The election for a new Duma has been, as the former world chess champion Garry Kasparov neatly put it, a farce. He and other opposition leaders have been locked up for “unauthorised” demonstrations. The United Russia party, founded solely to promote Mr Putin and his policies, has campaigned effectively unopposed on state-run and state-endorsed TV (there is no other kind). Public sector workers, and many in the private sector, have been pressured into voting at work even though the election was held on a Sunday, so that their bosses could supervise healthy turn-outs for United Russia or two other pro-Kremlin parties. New parties have been made almost impossible to form. Older liberal groupings have been kept out of the Duma with draconian new rules on the proportion of votes required to win a single seat. Regional governors – all now Putin appointees – have competed with each other to deliver United Russia majorities, and Moscow’s political commentariat has been reduced to discourse in a tortured new dialect in which “administrative resources”, “managed” electoral commissions and “special electoral cultures” are all pitiful euphemisms for electoral fraud.
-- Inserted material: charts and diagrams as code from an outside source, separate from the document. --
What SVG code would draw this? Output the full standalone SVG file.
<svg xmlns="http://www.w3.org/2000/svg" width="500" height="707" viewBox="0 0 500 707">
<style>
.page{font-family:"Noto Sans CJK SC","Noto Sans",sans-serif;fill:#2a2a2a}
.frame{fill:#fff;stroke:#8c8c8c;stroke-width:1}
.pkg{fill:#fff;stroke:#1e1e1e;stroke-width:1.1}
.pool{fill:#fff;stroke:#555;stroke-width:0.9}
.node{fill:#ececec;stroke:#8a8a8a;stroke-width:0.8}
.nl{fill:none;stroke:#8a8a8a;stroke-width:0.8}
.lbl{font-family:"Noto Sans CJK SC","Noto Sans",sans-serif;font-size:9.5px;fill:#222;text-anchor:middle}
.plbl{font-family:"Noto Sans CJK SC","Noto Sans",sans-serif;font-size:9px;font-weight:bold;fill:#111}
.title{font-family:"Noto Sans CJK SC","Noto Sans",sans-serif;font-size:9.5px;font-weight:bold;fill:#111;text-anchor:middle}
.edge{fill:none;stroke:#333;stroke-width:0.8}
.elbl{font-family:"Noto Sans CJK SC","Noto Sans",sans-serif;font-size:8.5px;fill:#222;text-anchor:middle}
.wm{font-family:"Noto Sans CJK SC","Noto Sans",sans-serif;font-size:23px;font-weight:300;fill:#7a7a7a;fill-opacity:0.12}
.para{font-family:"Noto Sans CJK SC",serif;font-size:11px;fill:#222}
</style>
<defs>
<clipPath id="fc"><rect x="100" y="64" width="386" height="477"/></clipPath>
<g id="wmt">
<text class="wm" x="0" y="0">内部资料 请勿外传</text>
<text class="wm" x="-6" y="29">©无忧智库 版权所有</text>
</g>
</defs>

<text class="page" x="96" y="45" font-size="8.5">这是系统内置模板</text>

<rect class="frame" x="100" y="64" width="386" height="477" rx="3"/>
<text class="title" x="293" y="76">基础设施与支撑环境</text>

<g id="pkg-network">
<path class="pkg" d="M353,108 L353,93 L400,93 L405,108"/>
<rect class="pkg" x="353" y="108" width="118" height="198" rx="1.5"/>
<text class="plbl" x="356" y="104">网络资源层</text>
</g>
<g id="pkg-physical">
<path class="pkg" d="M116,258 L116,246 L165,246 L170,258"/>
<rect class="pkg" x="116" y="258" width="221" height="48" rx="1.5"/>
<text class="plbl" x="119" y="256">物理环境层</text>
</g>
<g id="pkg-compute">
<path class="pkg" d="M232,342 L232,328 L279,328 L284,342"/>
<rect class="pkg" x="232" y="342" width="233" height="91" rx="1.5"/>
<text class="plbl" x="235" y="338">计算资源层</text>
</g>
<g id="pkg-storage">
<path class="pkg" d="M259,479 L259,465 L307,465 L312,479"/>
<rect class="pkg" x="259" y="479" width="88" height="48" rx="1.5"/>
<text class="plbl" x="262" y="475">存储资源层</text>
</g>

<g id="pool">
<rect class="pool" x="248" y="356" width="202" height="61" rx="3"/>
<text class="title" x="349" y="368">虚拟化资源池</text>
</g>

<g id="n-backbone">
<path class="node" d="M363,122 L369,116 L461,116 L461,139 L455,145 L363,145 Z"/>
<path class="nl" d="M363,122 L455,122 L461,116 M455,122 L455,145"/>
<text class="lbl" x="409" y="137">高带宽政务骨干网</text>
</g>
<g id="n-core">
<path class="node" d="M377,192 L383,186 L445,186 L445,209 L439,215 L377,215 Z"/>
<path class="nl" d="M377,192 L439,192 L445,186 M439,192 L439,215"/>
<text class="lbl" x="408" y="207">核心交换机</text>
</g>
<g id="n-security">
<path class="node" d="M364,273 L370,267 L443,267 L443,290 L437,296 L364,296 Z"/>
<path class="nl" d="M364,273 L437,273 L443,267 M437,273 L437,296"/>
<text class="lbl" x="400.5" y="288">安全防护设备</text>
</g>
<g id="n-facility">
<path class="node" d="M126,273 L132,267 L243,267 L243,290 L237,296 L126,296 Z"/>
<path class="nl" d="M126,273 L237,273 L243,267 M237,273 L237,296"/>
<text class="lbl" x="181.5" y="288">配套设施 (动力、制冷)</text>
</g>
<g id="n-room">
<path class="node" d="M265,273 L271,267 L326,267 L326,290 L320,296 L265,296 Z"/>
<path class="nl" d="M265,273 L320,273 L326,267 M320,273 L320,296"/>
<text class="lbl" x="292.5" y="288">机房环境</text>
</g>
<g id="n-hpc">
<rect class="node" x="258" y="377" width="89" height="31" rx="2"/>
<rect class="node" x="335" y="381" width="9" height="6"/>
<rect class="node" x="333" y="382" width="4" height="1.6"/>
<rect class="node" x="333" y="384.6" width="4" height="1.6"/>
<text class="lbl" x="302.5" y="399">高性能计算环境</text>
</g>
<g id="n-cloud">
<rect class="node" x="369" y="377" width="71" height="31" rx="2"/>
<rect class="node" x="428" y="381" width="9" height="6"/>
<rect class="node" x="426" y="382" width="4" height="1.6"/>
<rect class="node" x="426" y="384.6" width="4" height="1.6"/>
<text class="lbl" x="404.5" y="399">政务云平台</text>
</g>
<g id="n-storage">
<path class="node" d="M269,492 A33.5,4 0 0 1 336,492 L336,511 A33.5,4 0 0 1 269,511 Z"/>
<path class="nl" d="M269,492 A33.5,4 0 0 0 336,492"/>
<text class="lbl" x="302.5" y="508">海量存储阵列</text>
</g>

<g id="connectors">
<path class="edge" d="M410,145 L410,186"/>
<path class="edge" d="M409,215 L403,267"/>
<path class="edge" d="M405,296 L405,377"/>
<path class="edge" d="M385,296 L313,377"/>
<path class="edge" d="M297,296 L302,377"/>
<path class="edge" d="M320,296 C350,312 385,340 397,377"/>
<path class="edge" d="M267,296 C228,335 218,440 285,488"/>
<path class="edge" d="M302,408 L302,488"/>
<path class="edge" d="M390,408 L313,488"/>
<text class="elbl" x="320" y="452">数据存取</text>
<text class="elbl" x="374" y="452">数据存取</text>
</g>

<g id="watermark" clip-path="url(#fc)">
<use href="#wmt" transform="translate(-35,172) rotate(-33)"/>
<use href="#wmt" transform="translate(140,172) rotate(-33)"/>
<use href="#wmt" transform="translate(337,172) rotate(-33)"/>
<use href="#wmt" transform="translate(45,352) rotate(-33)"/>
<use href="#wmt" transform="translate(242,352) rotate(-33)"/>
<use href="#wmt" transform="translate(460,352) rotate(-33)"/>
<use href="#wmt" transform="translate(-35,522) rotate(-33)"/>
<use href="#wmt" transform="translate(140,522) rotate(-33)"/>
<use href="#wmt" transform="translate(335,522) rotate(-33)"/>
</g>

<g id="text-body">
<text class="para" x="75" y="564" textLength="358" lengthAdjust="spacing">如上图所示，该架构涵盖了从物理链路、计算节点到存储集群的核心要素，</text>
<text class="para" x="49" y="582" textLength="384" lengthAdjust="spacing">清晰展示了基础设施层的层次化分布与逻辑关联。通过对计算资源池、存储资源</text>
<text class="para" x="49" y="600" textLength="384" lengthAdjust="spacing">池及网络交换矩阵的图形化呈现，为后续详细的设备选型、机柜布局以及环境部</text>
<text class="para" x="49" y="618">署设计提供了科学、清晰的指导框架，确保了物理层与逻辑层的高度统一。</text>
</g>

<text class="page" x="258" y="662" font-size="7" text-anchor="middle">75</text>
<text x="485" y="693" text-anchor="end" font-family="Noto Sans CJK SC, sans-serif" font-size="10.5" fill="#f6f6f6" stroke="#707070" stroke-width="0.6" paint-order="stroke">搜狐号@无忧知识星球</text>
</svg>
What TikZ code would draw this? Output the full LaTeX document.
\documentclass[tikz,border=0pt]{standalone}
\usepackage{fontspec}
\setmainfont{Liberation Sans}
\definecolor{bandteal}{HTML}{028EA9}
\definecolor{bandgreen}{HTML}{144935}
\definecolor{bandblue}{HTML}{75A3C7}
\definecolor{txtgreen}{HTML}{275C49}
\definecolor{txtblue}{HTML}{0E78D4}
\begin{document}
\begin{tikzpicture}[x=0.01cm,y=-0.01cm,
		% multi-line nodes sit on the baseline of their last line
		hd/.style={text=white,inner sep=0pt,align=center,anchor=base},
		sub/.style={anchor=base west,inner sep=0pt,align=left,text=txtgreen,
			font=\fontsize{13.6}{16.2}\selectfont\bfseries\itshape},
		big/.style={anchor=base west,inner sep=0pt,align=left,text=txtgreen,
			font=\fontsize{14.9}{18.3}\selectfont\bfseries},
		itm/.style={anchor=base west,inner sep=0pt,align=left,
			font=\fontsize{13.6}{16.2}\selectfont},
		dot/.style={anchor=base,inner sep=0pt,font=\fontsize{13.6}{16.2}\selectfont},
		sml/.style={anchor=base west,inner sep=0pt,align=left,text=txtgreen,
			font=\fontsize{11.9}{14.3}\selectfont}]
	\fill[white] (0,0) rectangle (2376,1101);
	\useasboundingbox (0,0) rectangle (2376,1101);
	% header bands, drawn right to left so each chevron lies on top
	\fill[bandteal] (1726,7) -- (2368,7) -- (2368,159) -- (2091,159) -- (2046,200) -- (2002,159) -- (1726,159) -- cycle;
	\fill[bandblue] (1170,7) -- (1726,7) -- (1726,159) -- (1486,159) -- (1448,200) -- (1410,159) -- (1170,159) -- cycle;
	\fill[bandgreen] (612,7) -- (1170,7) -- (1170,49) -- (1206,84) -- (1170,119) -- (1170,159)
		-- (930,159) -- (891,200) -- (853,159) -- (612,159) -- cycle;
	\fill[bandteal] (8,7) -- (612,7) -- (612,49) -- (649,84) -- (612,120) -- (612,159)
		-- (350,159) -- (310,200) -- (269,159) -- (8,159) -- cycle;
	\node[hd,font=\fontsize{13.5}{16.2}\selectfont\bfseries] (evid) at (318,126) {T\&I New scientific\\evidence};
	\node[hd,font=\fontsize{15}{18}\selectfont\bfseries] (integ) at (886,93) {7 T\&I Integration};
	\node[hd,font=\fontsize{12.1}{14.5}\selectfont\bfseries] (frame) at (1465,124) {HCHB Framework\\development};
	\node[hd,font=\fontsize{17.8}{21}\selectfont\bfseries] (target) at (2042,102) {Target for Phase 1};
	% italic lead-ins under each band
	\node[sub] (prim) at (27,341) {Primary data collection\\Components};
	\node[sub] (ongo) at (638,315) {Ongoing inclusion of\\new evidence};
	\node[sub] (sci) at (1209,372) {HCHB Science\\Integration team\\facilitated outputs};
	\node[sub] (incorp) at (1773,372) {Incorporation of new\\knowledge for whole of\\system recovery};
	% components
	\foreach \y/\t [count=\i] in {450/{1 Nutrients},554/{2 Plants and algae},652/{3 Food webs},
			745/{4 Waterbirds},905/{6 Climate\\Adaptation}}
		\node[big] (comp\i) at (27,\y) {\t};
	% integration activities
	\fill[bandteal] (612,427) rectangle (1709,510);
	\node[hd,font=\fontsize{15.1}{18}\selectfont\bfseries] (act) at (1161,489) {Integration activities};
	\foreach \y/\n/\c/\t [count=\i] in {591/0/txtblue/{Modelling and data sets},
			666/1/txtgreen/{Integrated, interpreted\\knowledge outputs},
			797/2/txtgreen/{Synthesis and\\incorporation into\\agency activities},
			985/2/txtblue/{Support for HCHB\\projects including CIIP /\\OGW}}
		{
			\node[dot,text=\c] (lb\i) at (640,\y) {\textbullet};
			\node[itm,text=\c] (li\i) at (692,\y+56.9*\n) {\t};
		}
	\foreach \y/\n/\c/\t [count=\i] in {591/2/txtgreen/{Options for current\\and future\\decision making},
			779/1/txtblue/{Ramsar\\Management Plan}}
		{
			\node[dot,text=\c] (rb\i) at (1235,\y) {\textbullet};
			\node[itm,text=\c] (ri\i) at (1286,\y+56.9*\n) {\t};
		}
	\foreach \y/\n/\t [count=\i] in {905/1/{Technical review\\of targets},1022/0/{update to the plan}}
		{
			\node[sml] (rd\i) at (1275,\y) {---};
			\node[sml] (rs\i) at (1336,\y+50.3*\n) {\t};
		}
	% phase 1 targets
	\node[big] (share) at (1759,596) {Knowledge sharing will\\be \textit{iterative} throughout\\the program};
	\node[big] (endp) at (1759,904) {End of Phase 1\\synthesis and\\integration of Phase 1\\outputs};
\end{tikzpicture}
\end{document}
That pro-Putin MPs would have won a majority is beyond doubt. Putin is certainly popular, but this is not democracy, or even a peculiar Russian version of it. It is a parody of democracy arranged by the tight cadre of former security personnel and cooperative business leaders whom Mr Putin has spent the past eight years installing in the Kremlin. Its purpose is to give Mr Putin a “moral mandate” to remain in power despite the constitutional ban on his serving more than two consecutive presidential terms.
How might he do this in practice? If he is sincere in ruling out the constitutional amendment that would allow him a third term, he has two options: to install a puppet such as his current Prime Minister as president when his term expires next March, then return to the presidency himself in four years’ time (or earlier, should the prime minister “fall ill”); or to emasculate the presidency and transfer its powers to another post created for him.
Either scenario presents an immediate danger to the wider world. Mr Putin is already at the centre of a depressingly Soviet personality cult that allows no parliamentary oversight and little private criticism of his judgment on vital international questions, such as the future of Kosovo and how to prevent Iran acquiring nuclear weapons. The longer he remains in power in such circumstances, the more isolated and ill-advised he his likely to become. In the meantime, what remains of Russia’s political culture will continue to atrophy, so that when the need for change becomes acute the chances of a smooth transition will be remote. That moment could come sooner than most people think. Mr Putin must use his popularity to change the country for the better, not to indulge his personal tastes or his personnel. Power will flow to his anointed successor, but whether the Putinites are more than just a strange phase or lead Russia into the 21st century will be determined in the next few years.